2.1 Voor een weergave van de vaststaande feiten en de omschrijving van de klacht verwijst de raad naar de beslissing van de voorzitter. Tegen die weergave komt klager in verzet niet op.

3 VERZET

3.1 De gronden van het verzet strekken ertoe om de klacht opnieuw in volle omvang te beoordelen.
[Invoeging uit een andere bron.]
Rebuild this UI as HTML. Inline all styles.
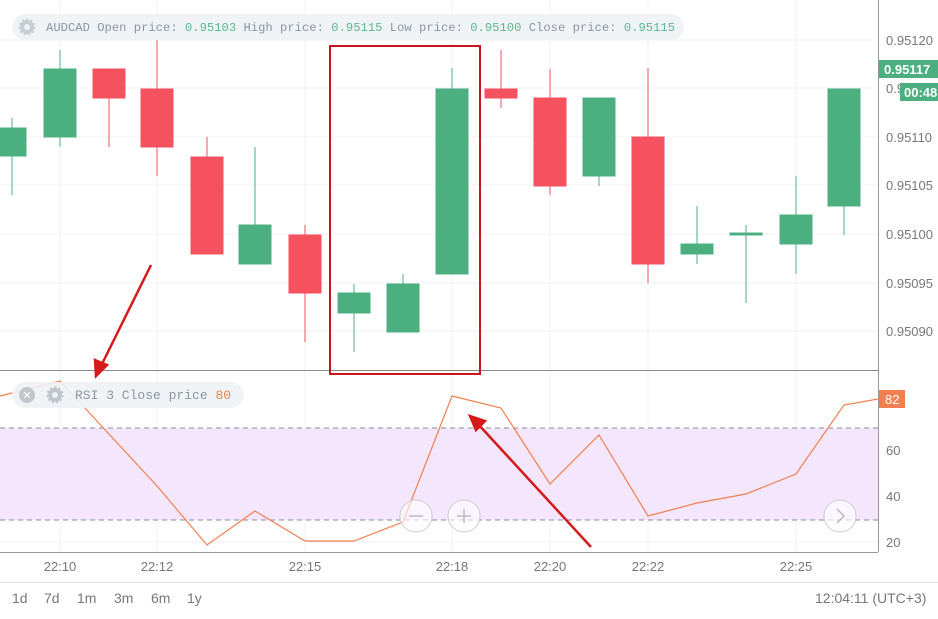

3.2 Klager stelt ter toelichting op het verzet onder meer dat er ten onrechte geen hoorzitting heeft plaatsgevonden voorafgaand aan de – zonder zijn instemming gegeven – voorzittersbeslissing. Klager stelt voorts dat de klacht ten onrechte is behandeld en beoordeeld op grond van de nieuwe Advocatenwet.

4 BEOORDELING

4.1 De raad stelt voorop dat artikel 46j Advocatenwet de (plaatsvervangend) voorzitter van de raad van discipline de mogelijkheid biedt om – zonder dat een (hoor)zitting plaatsvindt – ambtshalve een voorzittersbeslissing te geven. Dat de nieuwe Advocatenwet niet van toepassing zou zijn, is de raad niet gebleken.

4.2 De raad is van oordeel dat de voorzitter bij de beoordeling ook overigens de juiste maatstaf heeft toegepast en voorts acht heeft geslagen op alle relevante omstandigheden van het geval. Naar het oordeel van de raad kunnen de door klager aangevoerde gronden niet slagen en heeft de voorzitter de klacht terecht en op juiste gronden kennelijk ongegrond bevonden.

4.3 Nu het verzet van klager tegen de beslissing van de voorzitter ook overigens geen nieuwe gezichtspunten oplevert is er geen plaats voor verder onderzoek naar de klacht en moet het verzet ongegrond worden verklaard.

BESLISSING

De raad van discipline verklaart het verzet ongegrond.

Aldus beslist door mr. J. Blokland, voorzitter, mrs. P. van Lingen en M.W. Schüller, leden, bijgestaan door mr. S.M. Balkema als griffier en uitgesproken ter openbare zitting van 20 juni 2016.

Griffier Voorzitter

 

 

 

mededelingen van de griffier ter informatie:

Deze beslissing is in afschrift op 20 juni 2016 verzonden aan:

- klager

- verweerster

- de deken van de Orde van Advocaten in het arrondissement Amsterdam.

Op grond van artikel 46h lid 7 Advocatenwet kan van deze beslissing geen hoger beroep worden ingesteld.